Walgreen Co. v. City of Madison, 2008 WI 80, ¶ 6, 311 Wis. 2d 158, 752 N.W2d 687.

The court stated that it was required to "identify the correct methodology for assessing leased retail property for purposes of municipal taxation when the leases for such property contain monthly payments significantly above the market rental rate in part as a result of certain unique business and financing terms being incorporated into the contractual lease terms." Walgreen, 311 Wis. 2d 158, ¶ 18 (emphasis added).

Walgreens' appraiser

'appraised the fee simple interest in the two properties without consideration of the lease, while [the City's appraiser] appraised the leased fee interest.' The appraisals presented by Walgreens described using all three primary appraisal approaches . . . the cost approach, sales comparison approach, and income approach — while placing the greatest emphasis on the latter two approaches. In contrast, the City appraisal used only sales comparison and income approaches for [one property], . . . while ultimately basing its assessment solely on numbers derived from its income approach analysis. It *151used only an income approach for the [other] property, after concluding there were no comparable property sales.

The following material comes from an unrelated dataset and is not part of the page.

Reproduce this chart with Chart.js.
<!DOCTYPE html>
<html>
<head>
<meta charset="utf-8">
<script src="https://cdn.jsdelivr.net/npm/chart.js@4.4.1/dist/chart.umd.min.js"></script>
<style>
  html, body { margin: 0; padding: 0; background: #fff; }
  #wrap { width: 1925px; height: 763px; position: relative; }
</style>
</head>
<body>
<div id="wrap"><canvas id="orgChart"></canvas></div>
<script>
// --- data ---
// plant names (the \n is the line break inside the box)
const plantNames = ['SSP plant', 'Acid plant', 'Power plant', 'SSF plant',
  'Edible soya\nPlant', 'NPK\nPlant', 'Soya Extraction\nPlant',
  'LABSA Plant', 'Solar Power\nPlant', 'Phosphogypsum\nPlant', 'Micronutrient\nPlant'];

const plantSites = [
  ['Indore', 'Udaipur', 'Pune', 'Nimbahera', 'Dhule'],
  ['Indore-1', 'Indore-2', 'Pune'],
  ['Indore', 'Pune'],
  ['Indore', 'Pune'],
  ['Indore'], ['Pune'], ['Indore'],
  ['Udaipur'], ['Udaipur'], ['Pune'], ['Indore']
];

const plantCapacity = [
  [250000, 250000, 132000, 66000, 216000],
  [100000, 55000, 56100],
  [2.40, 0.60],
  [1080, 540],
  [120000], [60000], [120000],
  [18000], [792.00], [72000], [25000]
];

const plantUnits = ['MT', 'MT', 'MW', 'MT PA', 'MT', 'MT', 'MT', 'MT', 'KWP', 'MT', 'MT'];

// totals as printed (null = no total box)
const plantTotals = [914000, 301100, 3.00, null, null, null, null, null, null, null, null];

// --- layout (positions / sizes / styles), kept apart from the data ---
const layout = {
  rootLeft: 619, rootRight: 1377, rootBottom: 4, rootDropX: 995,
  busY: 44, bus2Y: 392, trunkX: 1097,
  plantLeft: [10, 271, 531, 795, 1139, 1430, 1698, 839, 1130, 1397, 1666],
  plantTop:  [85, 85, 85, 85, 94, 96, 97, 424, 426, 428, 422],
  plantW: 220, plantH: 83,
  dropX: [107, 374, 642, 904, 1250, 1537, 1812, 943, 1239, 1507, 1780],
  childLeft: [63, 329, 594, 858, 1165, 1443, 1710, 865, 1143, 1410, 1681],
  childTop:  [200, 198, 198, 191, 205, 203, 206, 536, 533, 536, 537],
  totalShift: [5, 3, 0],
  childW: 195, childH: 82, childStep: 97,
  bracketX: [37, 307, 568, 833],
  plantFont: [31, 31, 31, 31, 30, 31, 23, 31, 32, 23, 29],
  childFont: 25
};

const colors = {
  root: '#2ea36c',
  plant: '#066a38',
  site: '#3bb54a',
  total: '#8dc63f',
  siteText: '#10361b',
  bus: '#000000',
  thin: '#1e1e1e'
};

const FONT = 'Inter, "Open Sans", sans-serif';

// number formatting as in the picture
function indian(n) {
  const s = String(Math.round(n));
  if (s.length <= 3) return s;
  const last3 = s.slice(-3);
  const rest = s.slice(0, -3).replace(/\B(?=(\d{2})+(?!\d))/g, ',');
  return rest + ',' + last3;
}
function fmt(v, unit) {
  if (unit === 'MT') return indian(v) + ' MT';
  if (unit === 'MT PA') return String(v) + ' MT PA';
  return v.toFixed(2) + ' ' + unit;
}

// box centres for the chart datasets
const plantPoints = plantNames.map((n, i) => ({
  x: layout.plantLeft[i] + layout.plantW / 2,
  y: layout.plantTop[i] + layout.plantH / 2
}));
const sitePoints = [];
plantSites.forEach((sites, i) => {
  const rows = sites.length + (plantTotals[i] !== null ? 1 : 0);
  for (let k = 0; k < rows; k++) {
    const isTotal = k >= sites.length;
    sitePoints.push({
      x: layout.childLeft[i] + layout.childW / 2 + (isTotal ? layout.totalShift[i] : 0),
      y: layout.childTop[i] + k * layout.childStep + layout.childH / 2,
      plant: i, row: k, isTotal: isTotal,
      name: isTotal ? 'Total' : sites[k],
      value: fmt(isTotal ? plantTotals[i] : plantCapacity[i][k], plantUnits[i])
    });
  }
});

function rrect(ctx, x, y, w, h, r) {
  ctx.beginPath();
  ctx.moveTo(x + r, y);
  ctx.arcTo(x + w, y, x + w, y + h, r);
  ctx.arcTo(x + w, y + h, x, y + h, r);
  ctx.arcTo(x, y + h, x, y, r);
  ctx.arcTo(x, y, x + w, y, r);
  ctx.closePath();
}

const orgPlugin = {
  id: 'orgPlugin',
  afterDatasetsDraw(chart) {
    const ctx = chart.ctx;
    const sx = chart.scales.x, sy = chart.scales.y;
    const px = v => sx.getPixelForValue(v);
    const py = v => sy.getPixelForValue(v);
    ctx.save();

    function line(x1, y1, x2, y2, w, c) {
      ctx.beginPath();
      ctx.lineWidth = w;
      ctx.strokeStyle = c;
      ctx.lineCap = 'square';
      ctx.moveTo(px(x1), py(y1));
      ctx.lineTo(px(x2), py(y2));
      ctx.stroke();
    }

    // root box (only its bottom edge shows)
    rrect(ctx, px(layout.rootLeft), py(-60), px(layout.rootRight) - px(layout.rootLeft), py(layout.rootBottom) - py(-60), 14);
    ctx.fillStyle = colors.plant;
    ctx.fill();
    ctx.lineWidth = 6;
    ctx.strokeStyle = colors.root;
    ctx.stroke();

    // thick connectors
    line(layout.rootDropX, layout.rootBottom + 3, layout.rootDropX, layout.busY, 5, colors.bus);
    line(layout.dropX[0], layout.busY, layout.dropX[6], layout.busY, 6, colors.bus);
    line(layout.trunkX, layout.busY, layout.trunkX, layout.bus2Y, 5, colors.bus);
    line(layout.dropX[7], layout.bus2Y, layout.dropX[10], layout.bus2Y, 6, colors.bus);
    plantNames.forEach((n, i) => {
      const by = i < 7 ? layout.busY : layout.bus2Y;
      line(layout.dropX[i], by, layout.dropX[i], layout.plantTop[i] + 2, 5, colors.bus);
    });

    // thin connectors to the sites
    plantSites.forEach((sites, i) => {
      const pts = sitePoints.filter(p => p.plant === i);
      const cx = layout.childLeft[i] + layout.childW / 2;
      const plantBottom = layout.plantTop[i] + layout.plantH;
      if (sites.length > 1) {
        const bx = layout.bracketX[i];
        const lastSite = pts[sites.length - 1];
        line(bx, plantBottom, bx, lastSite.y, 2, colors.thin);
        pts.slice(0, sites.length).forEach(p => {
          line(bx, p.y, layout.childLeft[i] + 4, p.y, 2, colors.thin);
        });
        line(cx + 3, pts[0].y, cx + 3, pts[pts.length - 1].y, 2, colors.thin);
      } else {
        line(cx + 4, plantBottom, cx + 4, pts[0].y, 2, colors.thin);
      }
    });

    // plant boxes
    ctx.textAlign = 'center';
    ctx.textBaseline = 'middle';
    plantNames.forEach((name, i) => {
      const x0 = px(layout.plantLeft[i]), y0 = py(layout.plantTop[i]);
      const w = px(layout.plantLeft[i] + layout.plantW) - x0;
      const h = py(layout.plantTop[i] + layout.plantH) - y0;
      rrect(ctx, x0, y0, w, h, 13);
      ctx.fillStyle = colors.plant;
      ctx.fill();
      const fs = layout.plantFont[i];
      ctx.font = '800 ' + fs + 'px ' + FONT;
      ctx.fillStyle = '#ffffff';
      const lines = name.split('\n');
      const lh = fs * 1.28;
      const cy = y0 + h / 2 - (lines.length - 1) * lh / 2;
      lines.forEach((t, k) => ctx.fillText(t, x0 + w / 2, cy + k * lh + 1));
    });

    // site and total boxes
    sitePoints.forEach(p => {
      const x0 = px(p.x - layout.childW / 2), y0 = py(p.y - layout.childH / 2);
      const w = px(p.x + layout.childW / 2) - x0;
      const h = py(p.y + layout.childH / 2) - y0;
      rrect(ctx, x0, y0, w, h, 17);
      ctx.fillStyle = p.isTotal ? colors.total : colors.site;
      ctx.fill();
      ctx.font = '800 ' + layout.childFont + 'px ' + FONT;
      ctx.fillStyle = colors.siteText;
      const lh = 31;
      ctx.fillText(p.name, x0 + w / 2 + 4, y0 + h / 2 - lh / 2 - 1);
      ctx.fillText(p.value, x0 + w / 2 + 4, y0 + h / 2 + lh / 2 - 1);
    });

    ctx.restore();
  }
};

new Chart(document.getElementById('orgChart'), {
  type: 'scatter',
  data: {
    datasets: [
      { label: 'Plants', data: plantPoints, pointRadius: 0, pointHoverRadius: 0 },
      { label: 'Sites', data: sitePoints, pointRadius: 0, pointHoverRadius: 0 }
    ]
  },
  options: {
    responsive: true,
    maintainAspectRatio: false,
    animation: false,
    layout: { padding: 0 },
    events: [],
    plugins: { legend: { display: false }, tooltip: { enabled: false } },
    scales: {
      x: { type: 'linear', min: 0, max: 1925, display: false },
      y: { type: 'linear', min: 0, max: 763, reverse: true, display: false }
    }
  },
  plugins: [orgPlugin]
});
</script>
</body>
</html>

Walgreen, 311 Wis. 2d 158, ¶ 10 (internal quotation marks and footnotes omitted).

Vitale agreed that a "sale leaseback" is "a transaction in which an operating entity that controls or owns a property makes a sale of the property and then leases the property back" and that "the seller would be leasing the property back."

Vitale's report to Great Lakes's attorney states: "Per your request, we have utilized the methodology detailed in [an article] authored by Timothy J. Riddiough in estimating the fair market value subject to taxation of these properties."